- Exercise task
Don't copy the pictures; return every other part of the records exactly.

═════ Provided entries

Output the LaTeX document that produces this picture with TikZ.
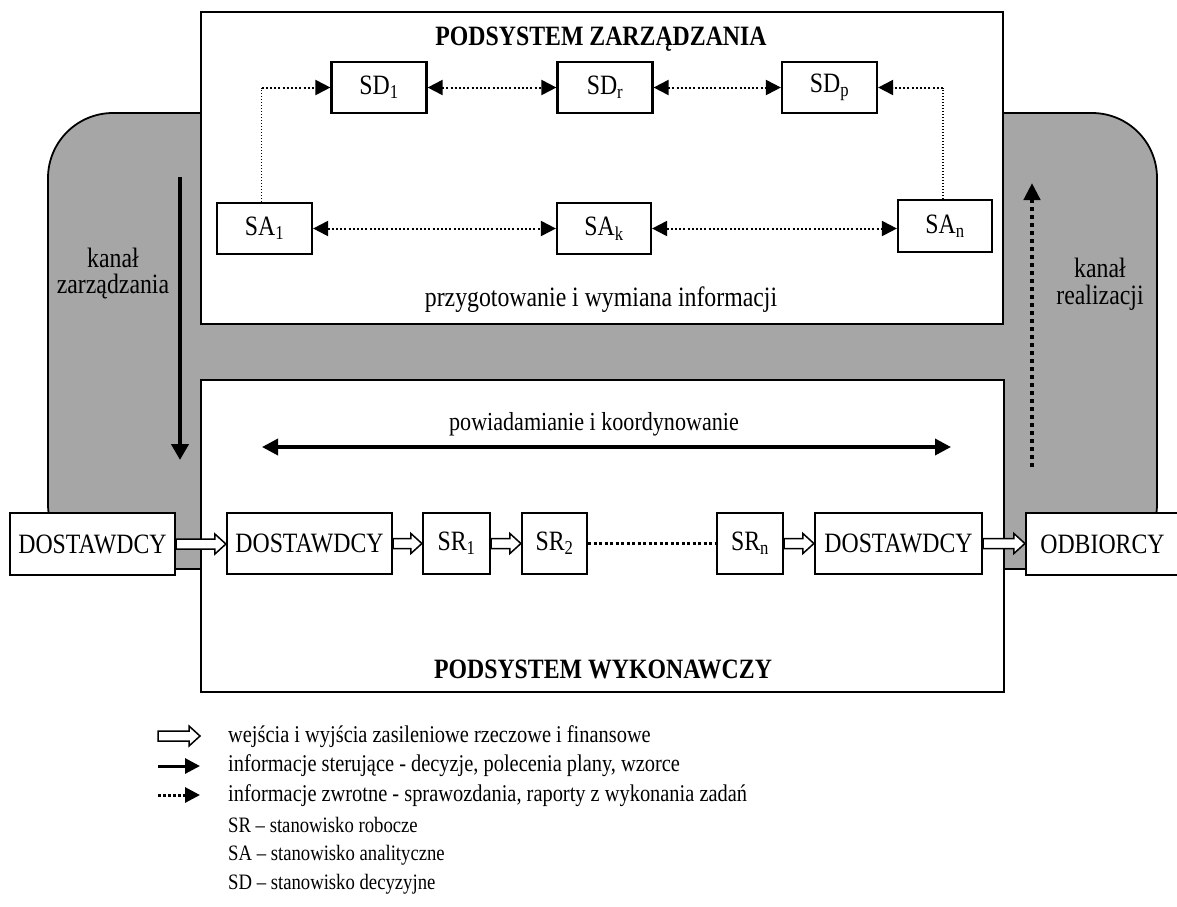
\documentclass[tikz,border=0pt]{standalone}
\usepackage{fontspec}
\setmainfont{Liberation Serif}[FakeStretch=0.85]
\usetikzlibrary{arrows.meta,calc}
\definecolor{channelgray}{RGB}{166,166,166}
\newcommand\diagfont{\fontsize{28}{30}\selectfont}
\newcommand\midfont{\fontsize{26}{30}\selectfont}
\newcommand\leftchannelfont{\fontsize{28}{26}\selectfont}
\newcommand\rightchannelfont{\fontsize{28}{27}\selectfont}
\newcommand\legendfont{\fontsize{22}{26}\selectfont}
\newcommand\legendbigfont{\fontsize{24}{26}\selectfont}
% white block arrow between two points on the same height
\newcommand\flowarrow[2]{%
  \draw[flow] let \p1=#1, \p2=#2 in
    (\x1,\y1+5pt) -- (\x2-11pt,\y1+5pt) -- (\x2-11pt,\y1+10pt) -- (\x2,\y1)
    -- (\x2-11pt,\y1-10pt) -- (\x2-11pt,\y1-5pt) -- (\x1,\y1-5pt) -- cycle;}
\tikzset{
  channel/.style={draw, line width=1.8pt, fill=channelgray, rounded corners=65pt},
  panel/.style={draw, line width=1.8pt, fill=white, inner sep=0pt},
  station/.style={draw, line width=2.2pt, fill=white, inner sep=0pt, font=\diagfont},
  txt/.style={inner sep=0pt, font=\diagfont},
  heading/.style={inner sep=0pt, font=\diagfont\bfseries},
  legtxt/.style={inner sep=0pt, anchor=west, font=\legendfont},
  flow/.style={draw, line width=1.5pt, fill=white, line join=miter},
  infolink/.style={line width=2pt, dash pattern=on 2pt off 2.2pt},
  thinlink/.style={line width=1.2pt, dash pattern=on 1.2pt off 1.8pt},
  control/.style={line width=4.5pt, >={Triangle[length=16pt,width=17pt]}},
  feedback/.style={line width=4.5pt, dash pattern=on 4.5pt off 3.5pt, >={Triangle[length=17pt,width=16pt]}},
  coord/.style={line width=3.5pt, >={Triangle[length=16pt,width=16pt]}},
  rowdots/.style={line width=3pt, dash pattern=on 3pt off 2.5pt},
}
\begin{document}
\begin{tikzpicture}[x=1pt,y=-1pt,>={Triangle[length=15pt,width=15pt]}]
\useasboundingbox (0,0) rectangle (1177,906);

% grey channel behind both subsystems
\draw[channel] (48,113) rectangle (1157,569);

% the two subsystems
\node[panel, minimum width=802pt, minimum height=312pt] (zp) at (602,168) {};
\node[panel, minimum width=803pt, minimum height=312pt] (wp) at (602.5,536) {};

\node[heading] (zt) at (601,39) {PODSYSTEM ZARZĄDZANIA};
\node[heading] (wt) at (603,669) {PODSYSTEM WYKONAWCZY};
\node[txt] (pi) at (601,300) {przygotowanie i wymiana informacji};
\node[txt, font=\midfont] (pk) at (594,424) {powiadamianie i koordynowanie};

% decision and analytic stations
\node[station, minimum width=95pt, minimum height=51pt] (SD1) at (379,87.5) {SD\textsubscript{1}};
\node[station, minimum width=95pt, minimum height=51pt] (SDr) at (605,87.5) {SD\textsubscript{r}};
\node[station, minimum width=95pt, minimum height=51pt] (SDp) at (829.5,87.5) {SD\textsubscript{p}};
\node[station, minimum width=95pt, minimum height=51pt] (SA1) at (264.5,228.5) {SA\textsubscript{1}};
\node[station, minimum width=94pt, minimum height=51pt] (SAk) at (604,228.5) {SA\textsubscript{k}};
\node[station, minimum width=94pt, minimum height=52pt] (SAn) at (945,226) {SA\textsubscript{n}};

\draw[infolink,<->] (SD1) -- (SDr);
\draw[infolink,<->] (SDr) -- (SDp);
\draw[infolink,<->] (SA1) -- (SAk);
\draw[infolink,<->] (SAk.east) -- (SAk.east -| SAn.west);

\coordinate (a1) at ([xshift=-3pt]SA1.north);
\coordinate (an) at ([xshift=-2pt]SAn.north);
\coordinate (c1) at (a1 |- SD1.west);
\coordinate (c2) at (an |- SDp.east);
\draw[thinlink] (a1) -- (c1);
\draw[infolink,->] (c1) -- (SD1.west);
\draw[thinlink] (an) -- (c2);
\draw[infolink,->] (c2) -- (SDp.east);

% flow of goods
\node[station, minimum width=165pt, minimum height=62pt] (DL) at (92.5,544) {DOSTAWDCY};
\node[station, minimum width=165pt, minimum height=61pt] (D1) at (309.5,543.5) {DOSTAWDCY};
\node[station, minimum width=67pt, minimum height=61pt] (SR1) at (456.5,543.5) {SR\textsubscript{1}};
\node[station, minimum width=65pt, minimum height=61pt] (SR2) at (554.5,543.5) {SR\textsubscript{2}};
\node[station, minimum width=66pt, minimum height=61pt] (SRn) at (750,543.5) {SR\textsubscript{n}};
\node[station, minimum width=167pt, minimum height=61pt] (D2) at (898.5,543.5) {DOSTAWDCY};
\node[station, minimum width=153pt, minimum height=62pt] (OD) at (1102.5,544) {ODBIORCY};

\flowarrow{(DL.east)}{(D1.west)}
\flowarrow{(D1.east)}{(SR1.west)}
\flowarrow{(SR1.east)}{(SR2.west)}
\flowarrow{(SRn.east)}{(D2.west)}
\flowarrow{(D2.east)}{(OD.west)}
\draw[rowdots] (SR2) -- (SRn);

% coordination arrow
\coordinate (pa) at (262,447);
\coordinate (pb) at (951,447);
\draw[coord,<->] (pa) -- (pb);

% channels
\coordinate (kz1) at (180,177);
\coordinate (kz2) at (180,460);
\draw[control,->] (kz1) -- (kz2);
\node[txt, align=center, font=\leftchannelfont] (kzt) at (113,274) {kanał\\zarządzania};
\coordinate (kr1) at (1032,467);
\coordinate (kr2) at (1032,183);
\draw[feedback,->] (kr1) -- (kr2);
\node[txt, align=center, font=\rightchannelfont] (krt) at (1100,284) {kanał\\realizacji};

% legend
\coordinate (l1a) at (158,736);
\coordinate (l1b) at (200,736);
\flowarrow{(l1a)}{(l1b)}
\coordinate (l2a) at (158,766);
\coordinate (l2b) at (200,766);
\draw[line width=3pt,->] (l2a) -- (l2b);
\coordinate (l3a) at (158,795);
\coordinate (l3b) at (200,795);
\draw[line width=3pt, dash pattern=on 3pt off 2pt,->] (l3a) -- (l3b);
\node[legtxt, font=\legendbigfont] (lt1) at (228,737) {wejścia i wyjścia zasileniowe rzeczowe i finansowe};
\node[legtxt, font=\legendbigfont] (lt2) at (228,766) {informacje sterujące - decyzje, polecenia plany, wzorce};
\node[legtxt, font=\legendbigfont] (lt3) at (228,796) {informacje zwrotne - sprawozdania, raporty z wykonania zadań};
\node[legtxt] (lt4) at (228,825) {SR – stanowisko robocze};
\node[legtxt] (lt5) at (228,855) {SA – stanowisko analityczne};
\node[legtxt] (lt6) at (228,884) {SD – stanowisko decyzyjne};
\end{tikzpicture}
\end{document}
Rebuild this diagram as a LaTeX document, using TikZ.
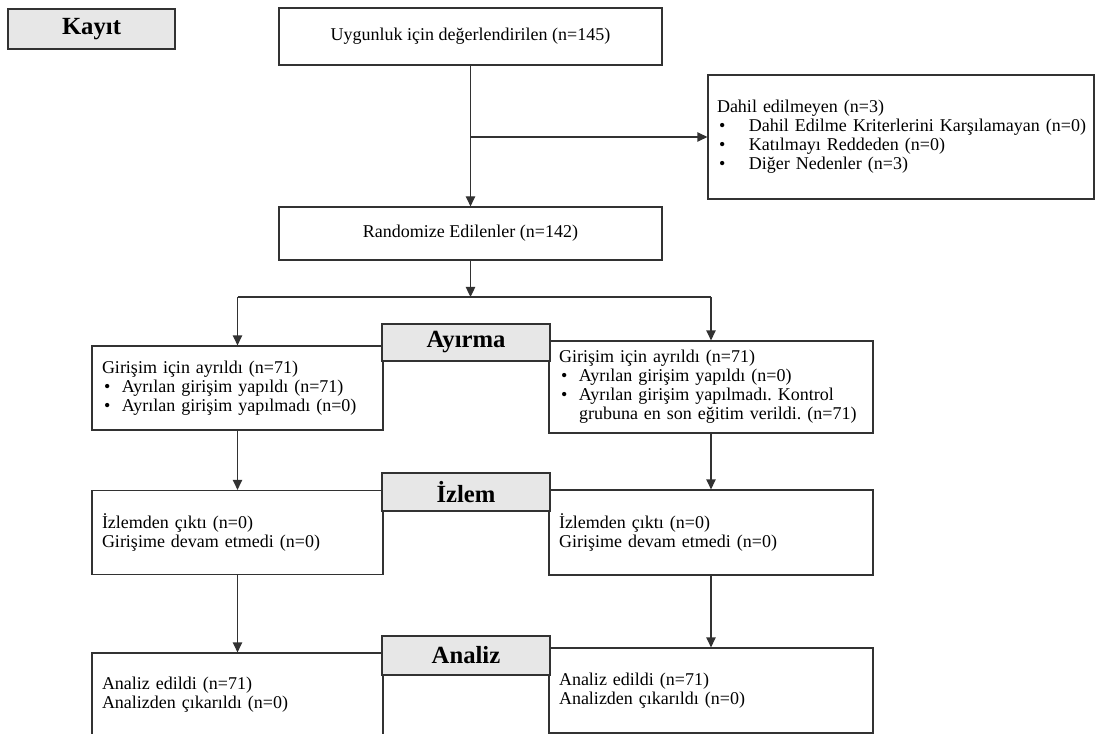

══════════

- Exercise response
Output the LaTeX document that produces this picture with TikZ.
\documentclass[tikz,border=0pt]{standalone}
\usepackage{fontspec}
\setmainfont{Liberation Serif}[FakeStretch=0.85]
\usetikzlibrary{arrows.meta,calc}
\definecolor{channelgray}{RGB}{166,166,166}
\newcommand\diagfont{\fontsize{28}{30}\selectfont}
\newcommand\midfont{\fontsize{26}{30}\selectfont}
\newcommand\leftchannelfont{\fontsize{28}{26}\selectfont}
\newcommand\rightchannelfont{\fontsize{28}{27}\selectfont}
\newcommand\legendfont{\fontsize{22}{26}\selectfont}
\newcommand\legendbigfont{\fontsize{24}{26}\selectfont}
% white block arrow between two points on the same height
\newcommand\flowarrow[2]{%
  \draw[flow] let \p1=#1, \p2=#2 in
    (\x1,\y1+5pt) -- (\x2-11pt,\y1+5pt) -- (\x2-11pt,\y1+10pt) -- (\x2,\y1)
    -- (\x2-11pt,\y1-10pt) -- (\x2-11pt,\y1-5pt) -- (\x1,\y1-5pt) -- cycle;}
\tikzset{
  channel/.style={draw, line width=1.8pt, fill=channelgray, rounded corners=65pt},
  panel/.style={draw, line width=1.8pt, fill=white, inner sep=0pt},
  station/.style={draw, line width=2.2pt, fill=white, inner sep=0pt, font=\diagfont},
  txt/.style={inner sep=0pt, font=\diagfont},
  heading/.style={inner sep=0pt, font=\diagfont\bfseries},
  legtxt/.style={inner sep=0pt, anchor=west, font=\legendfont},
  flow/.style={draw, line width=1.5pt, fill=white, line join=miter},
  infolink/.style={line width=2pt, dash pattern=on 2pt off 2.2pt},
  thinlink/.style={line width=1.2pt, dash pattern=on 1.2pt off 1.8pt},
  control/.style={line width=4.5pt, >={Triangle[length=16pt,width=17pt]}},
  feedback/.style={line width=4.5pt, dash pattern=on 4.5pt off 3.5pt, >={Triangle[length=17pt,width=16pt]}},
  coord/.style={line width=3.5pt, >={Triangle[length=16pt,width=16pt]}},
  rowdots/.style={line width=3pt, dash pattern=on 3pt off 2.5pt},
}
\begin{document}
\begin{tikzpicture}[x=1pt,y=-1pt,>={Triangle[length=15pt,width=15pt]}]
\useasboundingbox (0,0) rectangle (1177,906);

% grey channel behind both subsystems
\draw[channel] (48,113) rectangle (1157,569);

% the two subsystems
\node[panel, minimum width=802pt, minimum height=312pt] (zp) at (602,168) {};
\node[panel, minimum width=803pt, minimum height=312pt] (wp) at (602.5,536) {};

\node[heading] (zt) at (601,39) {PODSYSTEM ZARZĄDZANIA};
\node[heading] (wt) at (603,669) {PODSYSTEM WYKONAWCZY};
\node[txt] (pi) at (601,300) {przygotowanie i wymiana informacji};
\node[txt, font=\midfont] (pk) at (594,424) {powiadamianie i koordynowanie};

% decision and analytic stations
\node[station, minimum width=95pt, minimum height=51pt] (SD1) at (379,87.5) {SD\textsubscript{1}};
\node[station, minimum width=95pt, minimum height=51pt] (SDr) at (605,87.5) {SD\textsubscript{r}};
\node[station, minimum width=95pt, minimum height=51pt] (SDp) at (829.5,87.5) {SD\textsubscript{p}};
\node[station, minimum width=95pt, minimum height=51pt] (SA1) at (264.5,228.5) {SA\textsubscript{1}};
\node[station, minimum width=94pt, minimum height=51pt] (SAk) at (604,228.5) {SA\textsubscript{k}};
\node[station, minimum width=94pt, minimum height=52pt] (SAn) at (945,226) {SA\textsubscript{n}};

\draw[infolink,<->] (SD1) -- (SDr);
\draw[infolink,<->] (SDr) -- (SDp);
\draw[infolink,<->] (SA1) -- (SAk);
\draw[infolink,<->] (SAk.east) -- (SAk.east -| SAn.west);

\coordinate (a1) at ([xshift=-3pt]SA1.north);
\coordinate (an) at ([xshift=-2pt]SAn.north);
\coordinate (c1) at (a1 |- SD1.west);
\coordinate (c2) at (an |- SDp.east);
\draw[thinlink] (a1) -- (c1);
\draw[infolink,->] (c1) -- (SD1.west);
\draw[thinlink] (an) -- (c2);
\draw[infolink,->] (c2) -- (SDp.east);

% flow of goods
\node[station, minimum width=165pt, minimum height=62pt] (DL) at (92.5,544) {DOSTAWDCY};
\node[station, minimum width=165pt, minimum height=61pt] (D1) at (309.5,543.5) {DOSTAWDCY};
\node[station, minimum width=67pt, minimum height=61pt] (SR1) at (456.5,543.5) {SR\textsubscript{1}};
\node[station, minimum width=65pt, minimum height=61pt] (SR2) at (554.5,543.5) {SR\textsubscript{2}};
\node[station, minimum width=66pt, minimum height=61pt] (SRn) at (750,543.5) {SR\textsubscript{n}};
\node[station, minimum width=167pt, minimum height=61pt] (D2) at (898.5,543.5) {DOSTAWDCY};
\node[station, minimum width=153pt, minimum height=62pt] (OD) at (1102.5,544) {ODBIORCY};

\flowarrow{(DL.east)}{(D1.west)}
\flowarrow{(D1.east)}{(SR1.west)}
\flowarrow{(SR1.east)}{(SR2.west)}
\flowarrow{(SRn.east)}{(D2.west)}
\flowarrow{(D2.east)}{(OD.west)}
\draw[rowdots] (SR2) -- (SRn);

% coordination arrow
\coordinate (pa) at (262,447);
\coordinate (pb) at (951,447);
\draw[coord,<->] (pa) -- (pb);

% channels
\coordinate (kz1) at (180,177);
\coordinate (kz2) at (180,460);
\draw[control,->] (kz1) -- (kz2);
\node[txt, align=center, font=\leftchannelfont] (kzt) at (113,274) {kanał\\zarządzania};
\coordinate (kr1) at (1032,467);
\coordinate (kr2) at (1032,183);
\draw[feedback,->] (kr1) -- (kr2);
\node[txt, align=center, font=\rightchannelfont] (krt) at (1100,284) {kanał\\realizacji};

% legend
\coordinate (l1a) at (158,736);
\coordinate (l1b) at (200,736);
\flowarrow{(l1a)}{(l1b)}
\coordinate (l2a) at (158,766);
\coordinate (l2b) at (200,766);
\draw[line width=3pt,->] (l2a) -- (l2b);
\coordinate (l3a) at (158,795);
\coordinate (l3b) at (200,795);
\draw[line width=3pt, dash pattern=on 3pt off 2pt,->] (l3a) -- (l3b);
\node[legtxt, font=\legendbigfont] (lt1) at (228,737) {wejścia i wyjścia zasileniowe rzeczowe i finansowe};
\node[legtxt, font=\legendbigfont] (lt2) at (228,766) {informacje sterujące - decyzje, polecenia plany, wzorce};
\node[legtxt, font=\legendbigfont] (lt3) at (228,796) {informacje zwrotne - sprawozdania, raporty z wykonania zadań};
\node[legtxt] (lt4) at (228,825) {SR – stanowisko robocze};
\node[legtxt] (lt5) at (228,855) {SA – stanowisko analityczne};
\node[legtxt] (lt6) at (228,884) {SD – stanowisko decyzyjne};
\end{tikzpicture}
\end{document}
Rebuild this diagram as a LaTeX document, using TikZ.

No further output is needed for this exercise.